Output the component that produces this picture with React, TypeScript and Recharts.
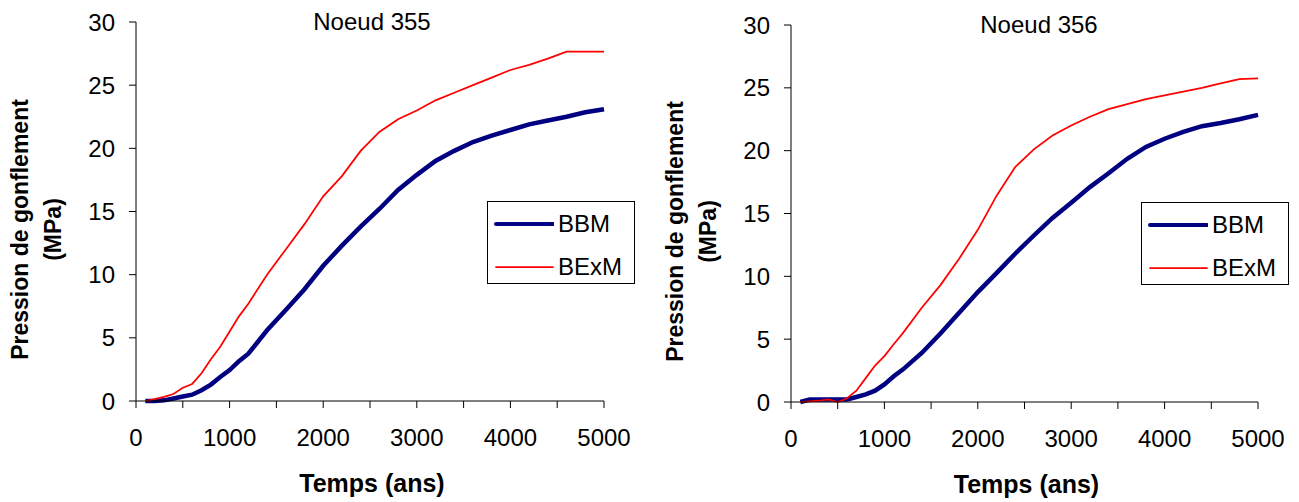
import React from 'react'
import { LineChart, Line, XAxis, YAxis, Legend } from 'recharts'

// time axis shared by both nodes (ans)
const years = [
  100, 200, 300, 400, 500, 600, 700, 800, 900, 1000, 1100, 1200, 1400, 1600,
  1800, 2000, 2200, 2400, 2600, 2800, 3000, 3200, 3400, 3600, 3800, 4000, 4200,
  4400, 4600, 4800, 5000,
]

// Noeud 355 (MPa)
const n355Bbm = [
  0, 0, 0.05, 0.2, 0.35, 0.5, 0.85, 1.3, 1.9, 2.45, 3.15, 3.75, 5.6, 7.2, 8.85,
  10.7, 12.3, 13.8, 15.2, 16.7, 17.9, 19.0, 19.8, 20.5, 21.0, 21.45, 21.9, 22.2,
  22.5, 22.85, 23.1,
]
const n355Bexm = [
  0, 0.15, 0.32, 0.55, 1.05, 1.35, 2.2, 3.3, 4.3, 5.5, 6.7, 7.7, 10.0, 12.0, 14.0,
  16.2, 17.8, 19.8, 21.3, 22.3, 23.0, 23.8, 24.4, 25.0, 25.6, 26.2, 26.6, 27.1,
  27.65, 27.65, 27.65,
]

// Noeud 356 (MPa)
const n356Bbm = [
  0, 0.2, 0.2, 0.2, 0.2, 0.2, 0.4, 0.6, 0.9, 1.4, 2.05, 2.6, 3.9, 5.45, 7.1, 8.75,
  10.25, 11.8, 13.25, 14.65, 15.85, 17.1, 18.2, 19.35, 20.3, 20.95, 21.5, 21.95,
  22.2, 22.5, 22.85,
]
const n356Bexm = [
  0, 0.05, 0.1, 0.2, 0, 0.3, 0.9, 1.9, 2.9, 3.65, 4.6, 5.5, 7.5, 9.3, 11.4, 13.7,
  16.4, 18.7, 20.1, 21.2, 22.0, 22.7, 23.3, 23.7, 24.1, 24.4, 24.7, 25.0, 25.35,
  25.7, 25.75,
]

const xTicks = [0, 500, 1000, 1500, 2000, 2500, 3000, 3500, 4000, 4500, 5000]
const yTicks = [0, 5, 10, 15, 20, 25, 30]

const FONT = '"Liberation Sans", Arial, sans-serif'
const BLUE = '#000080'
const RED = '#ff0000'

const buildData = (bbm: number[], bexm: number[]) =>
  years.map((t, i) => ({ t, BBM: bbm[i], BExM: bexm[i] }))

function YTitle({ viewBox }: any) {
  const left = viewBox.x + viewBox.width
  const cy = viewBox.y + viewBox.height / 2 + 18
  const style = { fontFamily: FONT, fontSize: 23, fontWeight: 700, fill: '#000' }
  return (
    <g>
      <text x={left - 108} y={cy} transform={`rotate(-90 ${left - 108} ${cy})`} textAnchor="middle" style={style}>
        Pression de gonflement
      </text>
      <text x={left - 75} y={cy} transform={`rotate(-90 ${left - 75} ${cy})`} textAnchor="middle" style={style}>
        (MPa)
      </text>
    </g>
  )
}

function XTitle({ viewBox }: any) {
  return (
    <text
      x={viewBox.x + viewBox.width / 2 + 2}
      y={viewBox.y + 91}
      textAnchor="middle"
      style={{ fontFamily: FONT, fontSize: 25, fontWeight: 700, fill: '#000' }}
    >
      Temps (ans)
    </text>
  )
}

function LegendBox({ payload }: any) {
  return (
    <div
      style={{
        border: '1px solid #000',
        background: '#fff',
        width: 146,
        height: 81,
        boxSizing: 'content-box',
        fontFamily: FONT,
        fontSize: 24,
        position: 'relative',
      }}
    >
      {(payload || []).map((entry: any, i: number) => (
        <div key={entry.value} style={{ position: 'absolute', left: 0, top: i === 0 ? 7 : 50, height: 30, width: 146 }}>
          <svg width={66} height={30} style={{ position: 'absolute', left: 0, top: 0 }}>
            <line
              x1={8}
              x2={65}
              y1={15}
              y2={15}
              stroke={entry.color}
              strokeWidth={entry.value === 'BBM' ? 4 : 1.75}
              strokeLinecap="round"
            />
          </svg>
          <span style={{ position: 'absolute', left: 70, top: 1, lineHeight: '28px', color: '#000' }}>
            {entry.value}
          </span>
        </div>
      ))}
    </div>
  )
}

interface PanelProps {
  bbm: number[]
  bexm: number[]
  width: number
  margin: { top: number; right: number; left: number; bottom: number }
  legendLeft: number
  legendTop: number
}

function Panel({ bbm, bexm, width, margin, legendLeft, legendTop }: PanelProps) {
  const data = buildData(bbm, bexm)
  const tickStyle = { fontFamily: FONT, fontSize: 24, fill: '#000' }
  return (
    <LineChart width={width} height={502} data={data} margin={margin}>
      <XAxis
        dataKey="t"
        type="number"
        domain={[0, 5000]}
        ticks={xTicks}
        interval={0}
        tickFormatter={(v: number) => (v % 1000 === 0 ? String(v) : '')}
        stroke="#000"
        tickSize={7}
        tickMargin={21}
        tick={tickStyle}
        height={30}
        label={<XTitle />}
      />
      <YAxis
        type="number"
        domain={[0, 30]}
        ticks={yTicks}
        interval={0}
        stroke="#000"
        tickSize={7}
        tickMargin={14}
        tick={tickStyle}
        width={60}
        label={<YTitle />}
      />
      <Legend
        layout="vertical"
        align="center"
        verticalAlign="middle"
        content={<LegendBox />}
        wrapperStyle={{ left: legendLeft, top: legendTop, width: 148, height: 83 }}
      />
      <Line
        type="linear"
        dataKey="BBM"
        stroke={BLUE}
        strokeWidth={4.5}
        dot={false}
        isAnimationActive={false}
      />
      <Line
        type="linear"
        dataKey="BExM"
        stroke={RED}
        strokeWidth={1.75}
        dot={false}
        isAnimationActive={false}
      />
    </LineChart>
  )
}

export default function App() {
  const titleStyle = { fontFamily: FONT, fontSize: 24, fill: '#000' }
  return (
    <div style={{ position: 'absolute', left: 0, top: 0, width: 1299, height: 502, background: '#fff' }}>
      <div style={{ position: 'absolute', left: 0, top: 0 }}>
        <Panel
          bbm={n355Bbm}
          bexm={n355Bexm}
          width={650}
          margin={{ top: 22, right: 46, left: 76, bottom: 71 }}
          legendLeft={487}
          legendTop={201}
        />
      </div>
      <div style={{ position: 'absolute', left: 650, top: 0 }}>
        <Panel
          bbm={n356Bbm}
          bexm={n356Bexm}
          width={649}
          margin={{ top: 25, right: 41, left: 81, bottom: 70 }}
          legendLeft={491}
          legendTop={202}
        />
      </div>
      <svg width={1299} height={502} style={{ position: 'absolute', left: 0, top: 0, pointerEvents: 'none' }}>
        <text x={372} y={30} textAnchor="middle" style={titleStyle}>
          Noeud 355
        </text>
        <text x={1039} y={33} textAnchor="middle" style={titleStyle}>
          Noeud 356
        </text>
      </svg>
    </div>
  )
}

_ _ _ _

Written task: Extract all the data above exactly, excluding every picture.

Solution to this problem:
Output the component that produces this picture with React, TypeScript and Recharts.
import React from 'react'
import { LineChart, Line, XAxis, YAxis, Legend } from 'recharts'

// time axis shared by both nodes (ans)
const years = [
  100, 200, 300, 400, 500, 600, 700, 800, 900, 1000, 1100, 1200, 1400, 1600,
  1800, 2000, 2200, 2400, 2600, 2800, 3000, 3200, 3400, 3600, 3800, 4000, 4200,
  4400, 4600, 4800, 5000,
]

// Noeud 355 (MPa)
const n355Bbm = [
  0, 0, 0.05, 0.2, 0.35, 0.5, 0.85, 1.3, 1.9, 2.45, 3.15, 3.75, 5.6, 7.2, 8.85,
  10.7, 12.3, 13.8, 15.2, 16.7, 17.9, 19.0, 19.8, 20.5, 21.0, 21.45, 21.9, 22.2,
  22.5, 22.85, 23.1,
]
const n355Bexm = [
  0, 0.15, 0.32, 0.55, 1.05, 1.35, 2.2, 3.3, 4.3, 5.5, 6.7, 7.7, 10.0, 12.0, 14.0,
  16.2, 17.8, 19.8, 21.3, 22.3, 23.0, 23.8, 24.4, 25.0, 25.6, 26.2, 26.6, 27.1,
  27.65, 27.65, 27.65,
]

// Noeud 356 (MPa)
const n356Bbm = [
  0, 0.2, 0.2, 0.2, 0.2, 0.2, 0.4, 0.6, 0.9, 1.4, 2.05, 2.6, 3.9, 5.45, 7.1, 8.75,
  10.25, 11.8, 13.25, 14.65, 15.85, 17.1, 18.2, 19.35, 20.3, 20.95, 21.5, 21.95,
  22.2, 22.5, 22.85,
]
const n356Bexm = [
  0, 0.05, 0.1, 0.2, 0, 0.3, 0.9, 1.9, 2.9, 3.65, 4.6, 5.5, 7.5, 9.3, 11.4, 13.7,
  16.4, 18.7, 20.1, 21.2, 22.0, 22.7, 23.3, 23.7, 24.1, 24.4, 24.7, 25.0, 25.35,
  25.7, 25.75,
]

const xTicks = [0, 500, 1000, 1500, 2000, 2500, 3000, 3500, 4000, 4500, 5000]
const yTicks = [0, 5, 10, 15, 20, 25, 30]

const FONT = '"Liberation Sans", Arial, sans-serif'
const BLUE = '#000080'
const RED = '#ff0000'

const buildData = (bbm: number[], bexm: number[]) =>
  years.map((t, i) => ({ t, BBM: bbm[i], BExM: bexm[i] }))

function YTitle({ viewBox }: any) {
  const left = viewBox.x + viewBox.width
  const cy = viewBox.y + viewBox.height / 2 + 18
  const style = { fontFamily: FONT, fontSize: 23, fontWeight: 700, fill: '#000' }
  return (
    <g>
      <text x={left - 108} y={cy} transform={`rotate(-90 ${left - 108} ${cy})`} textAnchor="middle" style={style}>
        Pression de gonflement
      </text>
      <text x={left - 75} y={cy} transform={`rotate(-90 ${left - 75} ${cy})`} textAnchor="middle" style={style}>
        (MPa)
      </text>
    </g>
  )
}

function XTitle({ viewBox }: any) {
  return (
    <text
      x={viewBox.x + viewBox.width / 2 + 2}
      y={viewBox.y + 91}
      textAnchor="middle"
      style={{ fontFamily: FONT, fontSize: 25, fontWeight: 700, fill: '#000' }}
    >
      Temps (ans)
    </text>
  )
}

function LegendBox({ payload }: any) {
  return (
    <div
      style={{
        border: '1px solid #000',
        background: '#fff',
        width: 146,
        height: 81,
        boxSizing: 'content-box',
        fontFamily: FONT,
        fontSize: 24,
        position: 'relative',
      }}
    >
      {(payload || []).map((entry: any, i: number) => (
        <div key={entry.value} style={{ position: 'absolute', left: 0, top: i === 0 ? 7 : 50, height: 30, width: 146 }}>
          <svg width={66} height={30} style={{ position: 'absolute', left: 0, top: 0 }}>
            <line
              x1={8}
              x2={65}
              y1={15}
              y2={15}
              stroke={entry.color}
              strokeWidth={entry.value === 'BBM' ? 4 : 1.75}
              strokeLinecap="round"
            />
          </svg>
          <span style={{ position: 'absolute', left: 70, top: 1, lineHeight: '28px', color: '#000' }}>
            {entry.value}
          </span>
        </div>
      ))}
    </div>
  )
}

interface PanelProps {
  bbm: number[]
  bexm: number[]
  width: number
  margin: { top: number; right: number; left: number; bottom: number }
  legendLeft: number
  legendTop: number
}

function Panel({ bbm, bexm, width, margin, legendLeft, legendTop }: PanelProps) {
  const data = buildData(bbm, bexm)
  const tickStyle = { fontFamily: FONT, fontSize: 24, fill: '#000' }
  return (
    <LineChart width={width} height={502} data={data} margin={margin}>
      <XAxis
        dataKey="t"
        type="number"
        domain={[0, 5000]}
        ticks={xTicks}
        interval={0}
        tickFormatter={(v: number) => (v % 1000 === 0 ? String(v) : '')}
        stroke="#000"
        tickSize={7}
        tickMargin={21}
        tick={tickStyle}
        height={30}
        label={<XTitle />}
      />
      <YAxis
        type="number"
        domain={[0, 30]}
        ticks={yTicks}
        interval={0}
        stroke="#000"
        tickSize={7}
        tickMargin={14}
        tick={tickStyle}
        width={60}
        label={<YTitle />}
      />
      <Legend
        layout="vertical"
        align="center"
        verticalAlign="middle"
        content={<LegendBox />}
        wrapperStyle={{ left: legendLeft, top: legendTop, width: 148, height: 83 }}
      />
      <Line
        type="linear"
        dataKey="BBM"
        stroke={BLUE}
        strokeWidth={4.5}
        dot={false}
        isAnimationActive={false}
      />
      <Line
        type="linear"
        dataKey="BExM"
        stroke={RED}
        strokeWidth={1.75}
        dot={false}
        isAnimationActive={false}
      />
    </LineChart>
  )
}

export default function App() {
  const titleStyle = { fontFamily: FONT, fontSize: 24, fill: '#000' }
  return (
    <div style={{ position: 'absolute', left: 0, top: 0, width: 1299, height: 502, background: '#fff' }}>
      <div style={{ position: 'absolute', left: 0, top: 0 }}>
        <Panel
          bbm={n355Bbm}
          bexm={n355Bexm}
          width={650}
          margin={{ top: 22, right: 46, left: 76, bottom: 71 }}
          legendLeft={487}
          legendTop={201}
        />
      </div>
      <div style={{ position: 'absolute', left: 650, top: 0 }}>
        <Panel
          bbm={n356Bbm}
          bexm={n356Bexm}
          width={649}
          margin={{ top: 25, right: 41, left: 81, bottom: 70 }}
          legendLeft={491}
          legendTop={202}
        />
      </div>
      <svg width={1299} height={502} style={{ position: 'absolute', left: 0, top: 0, pointerEvents: 'none' }}>
        <text x={372} y={30} textAnchor="middle" style={titleStyle}>
          Noeud 355
        </text>
        <text x={1039} y={33} textAnchor="middle" style={titleStyle}>
          Noeud 356
        </text>
      </svg>
    </div>
  )
}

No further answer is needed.